See, here’s the problem. I never liked first person shooters (Doom, I’m looking at you again). I just never got the whole “twitch-twitch-flinch-twitch-this is fun!” thing. And I’m done with MMOs. It’s not the games; it’s the players. I just can’t tolerate their bullshit. For the right game I’ll pay every month (although that did grate on me, I won’t lie), but as City of Heroes found out, the free to play model isn’t enough to keep you going when the content isn’t there and the jerk-to-fun ratio is jacked up to 11.
But when I go to look for a nice, simple game, something like the games of my youth, they all seem to be gone. Note I didn’t say “easy”. Anyone who wants to claim that Metroid or even Super Mario World was easy has either a short memory or way too much time or their hands. But I don’t want to have to invest three days learning the control scheme. I don’t want to have to do mental and physical gymnastics to control my character (Wii, Kinnect, I’m looking at you this time). Even the franchises I used to love have confused added complexity for improvement. I loved Civilization. Civilization II may well have been the pinnacle of game making. Civ III was so convoluted and confusing I couldn’t even finish a game on the easiest setting. I hear they’re up to 5 now. Good for them. I wouldn’t even give them 5 bucks for it.

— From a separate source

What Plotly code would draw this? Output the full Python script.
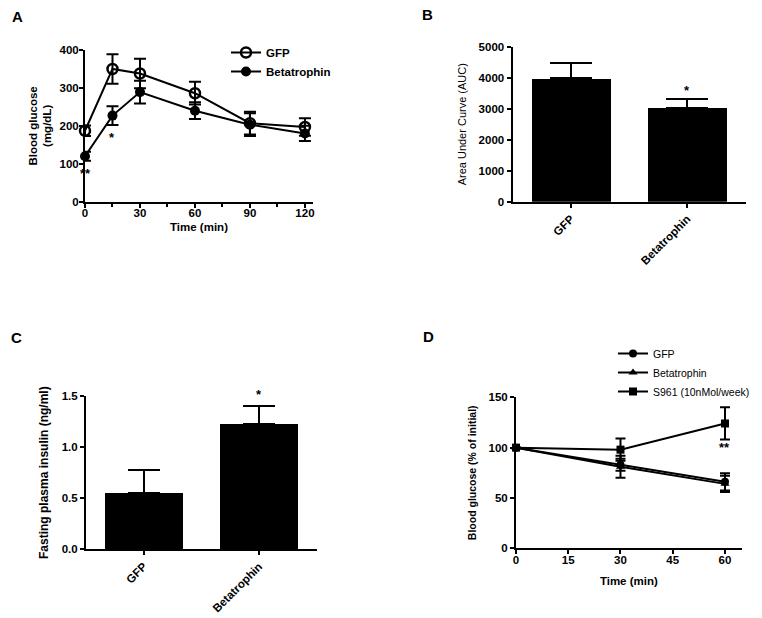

How about a basic platformer with some deep story? I’d love to see a great RPG that I can sit down and play for hours, not sit down and watch for hours a la Final Fantasy 13, which was so painful I couldn’t get through the first two hours, which translated to roughly fifteen minutes of actual gameplay. How about instead of adding bad multiplayer, you take the time to program the game such that I can choose between playing it FPS or strategic (Fallout 3, I’m talking to you). How about just once, you deliver a game experience that maybe isn’t all about the hottest graphics and coolest sound, and instead rewards me with gameplay so compelling, so rich, so intuitive and fun that I want to come back again and again, and I’m actually willing to pay twenty dollars more for extra content, because the original game was JUST THAT GOOD?
Oh, and how about not forcing me to be online just to play a single player game, Blizzard? ‘Cause, yeah, that’s bullshit.